The frontpage headlines scream about the collapse of the economy, but where is the news about the collapse of the very environment which holds it all together? We are pushing atmospheric carbon levels at 380 parts per million, we need to be at 350. If we don’t get down to that level by 2015 we will have reached a point of no return. This means that decisions made today will have effect for hundreds of years to come.
Unlike the end of war from which rise new societies, unlike recesssion which births new markets, the climate has long lingering effects. The nature of climate change is such that the future cannot redeem the mistakes of history without living them for generations to come. Careening toward carbon levels at 400 ppm is akin to watching a slew of nuclear warheads chug around the earth at a decade per hour. The only difference is that when we look up we notice that somewhere in the future the fate of the earth is sealed. Unfortunately today, given the enormity of the problem people are not looking, to the contrary they are adding to the arsenal.

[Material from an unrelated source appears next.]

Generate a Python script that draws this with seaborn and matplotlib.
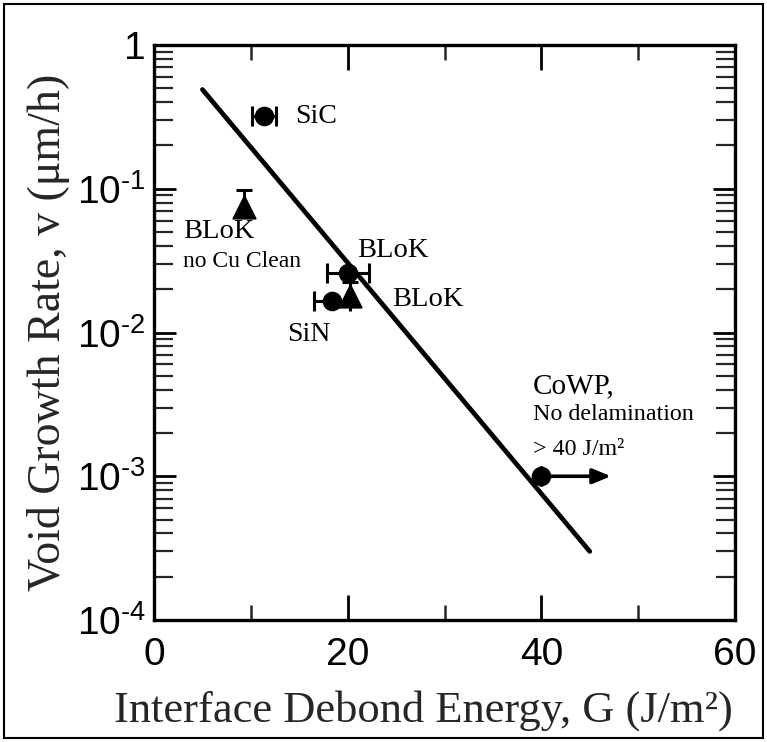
import matplotlib
matplotlib.use("Agg")
import matplotlib.pyplot as plt
import seaborn as sns
import pandas as pd
from matplotlib.patches import Rectangle
from matplotlib.ticker import FixedLocator, FixedFormatter, LogLocator, NullFormatter, MultipleLocator

# ---- data ----
circle_names = ["SiC", "BLoK", "SiN", "CoWP"]
circle_G = [11.4, 20.05, 18.35, 40.0]
circle_v = [0.32, 0.026, 0.0166, 0.001]
circle_xerr = [1.25, 2.2, 1.85, 0.0]

tri_names = ["BLoK no Cu Clean", "BLoK"]
tri_G = [9.25, 20.2]
tri_v = [0.075, 0.018]
tri_yerr_lo = [0.01, 0.002]
tri_yerr_hi = [0.023, 0.0045]

fit_G = [5.0, 45.0]
fit_v = [0.49, 0.0003]

arrow_from_G = 40.0
arrow_to_G = 47.2
arrow_v = 0.001

yticks = [1e-4, 1e-3, 1e-2, 1e-1, 1]
yticklabels = [r"$\mathregular{10^{\text{-}4}}$", r"$\mathregular{10^{\text{-}3}}$",
               r"$\mathregular{10^{\text{-}2}}$", r"$\mathregular{10^{\text{-}1}}$", "1"]
xticks = [0, 20, 40, 60]

sns.set_style("ticks")
plt.rcParams["font.family"] = ["Liberation Sans", "DejaVu Sans"]
plt.rcParams["mathtext.fontset"] = "custom"
plt.rcParams["mathtext.rm"] = "Liberation Sans"
plt.rcParams["mathtext.it"] = "Liberation Sans"

fig = plt.figure(figsize=(7.67, 7.42), dpi=100)
ax = fig.add_axes([154/767, 1 - 620/742, (735-154)/767, (620-45)/742])

circ = pd.DataFrame({"G": circle_G, "v": circle_v, "name": circle_names})
tri = pd.DataFrame({"G": tri_G, "v": tri_v, "name": tri_names})
fit = pd.DataFrame({"G": fit_G, "v": fit_v})

sns.lineplot(data=fit, x="G", y="v", ax=ax, color="black", lw=3.4, zorder=3)

ax.errorbar(circle_G, circle_v, xerr=circle_xerr, fmt="none", ecolor="black",
            elinewidth=2.2, capsize=7, capthick=2.2, zorder=4)
ax.errorbar(tri_G, tri_v, yerr=[tri_yerr_lo, tri_yerr_hi], fmt="none", ecolor="black",
            elinewidth=2.2, capsize=6, capthick=2.2, zorder=4)
sns.scatterplot(data=circ, x="G", y="v", ax=ax, marker="o", s=170, color="black",
                edgecolor="black", zorder=5, legend=False)
sns.scatterplot(data=tri, x="G", y="v", ax=ax, marker="^", s=260, color="black",
                edgecolor="black", zorder=5, legend=False)

ax.annotate("", xy=(arrow_to_G, arrow_v), xytext=(arrow_from_G, arrow_v),
            arrowprops=dict(arrowstyle="-|>,head_length=1.1,head_width=0.45",
                            color="black", lw=2.6, shrinkA=0, shrinkB=0), zorder=4)

ax.set_yscale("log")
ax.set_xlim(0, 60)
ax.set_ylim(1e-4, 1)

ax.yaxis.set_major_locator(FixedLocator(yticks))
ax.yaxis.set_major_formatter(FixedFormatter(yticklabels))
ax.yaxis.set_minor_locator(LogLocator(base=10, subs=range(2, 10), numticks=20))
ax.yaxis.set_minor_formatter(NullFormatter())
ax.xaxis.set_major_locator(FixedLocator(xticks))
ax.xaxis.set_minor_locator(MultipleLocator(10))

ax.tick_params(axis="x", which="major", direction="in", length=18, width=2, top=True,
               labelsize=28, pad=12, colors="black")
ax.tick_params(axis="x", which="minor", direction="in", length=11, width=1.8, top=True)
ax.tick_params(axis="y", which="major", direction="in", length=16, width=2, right=True,
               labelsize=28, pad=6, colors="black")
ax.tick_params(axis="y", which="minor", direction="in", length=14, width=1.6, right=True)
for s in ax.spines.values():
    s.set_linewidth(2.4)
    s.set_color("black")

serif = ["Liberation Serif", "DejaVu Serif"]
ax.set_xlabel("Interface Debond Energy, G (J/m\u00b2)", fontsize=32, family=serif)
ax.set_ylabel("Void Growth Rate, v (\u03bcm/h)", fontsize=33, family=serif)
ax.xaxis.set_label_coords(0.463, -0.122)
ax.yaxis.set_label_coords(-0.145, 0.5)

tk = dict(family=serif, color="black", va="baseline", ha="left")
ax.text(14.56, 0.2867, "SiC", fontsize=20, **tk)
ax.text(3.0, 0.0454, "BLoK", fontsize=20.5, **tk)
ax.text(3.0, 0.0286, "no Cu Clean", fontsize=17, **tk)
ax.text(20.96, 0.0335, "BLoK", fontsize=20.5, **tk)
ax.text(24.58, 0.0153, "BLoK", fontsize=20.5, **tk)
ax.text(13.74, 0.0087, "SiN", fontsize=20, **tk)
ax.text(39.15, 0.00379, "CoWP,", fontsize=21, **tk)
ax.text(39.15, 0.00246, "No delamination", fontsize=17.3, **tk)
ax.text(39.15, 0.00141, "> 40 J/m\u00b2", fontsize=17.3, **tk)

fig.patches.append(Rectangle((4/767, 4/742), 759/767, 734/742, transform=fig.transFigure,
                             fill=False, edgecolor="black", lw=1.5))

fig.savefig("out.png", dpi=100, facecolor="white")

Maybe it’s the enormity of the problem that keeps us from putting climate change at the top of all political agendas. Afterall, to get emissions on a downward path in the next five years requires that over 200 nations must all agree to build a carbon neutral energy system. Such political action needs to happen today, not tomorrow, not next week, but right now. This will require the greatest cooperative endeavour in history. Everybody, each and every one of us needs to be involved.
The problem of climate change will not be solved with a New Deal. It’s bigger than a negociated settlement on nuclear arms reduction, bigger than the effort to stop the Nazi take over of Europe in WWII, this problem is so big that it reduces the Cuban Missile Crisis to small fries, and makes the war on terrorism appear momentary.
We have the technology, we have the resources, now we need the political and cultural will to act. A greening of the economy is a baby step forward, but ultimately every human on this earth needs to take a giant leap into a new paradigm to ensure a future that is both breathable and fair for future generations.
The stakes are very high. There are no lessons from the past to which we can turn on this one, so take your partner’s hand hold your nose and jump. It’s the one and only chance to come together as a species and save what we’ve spent just a few hundred years to destroy.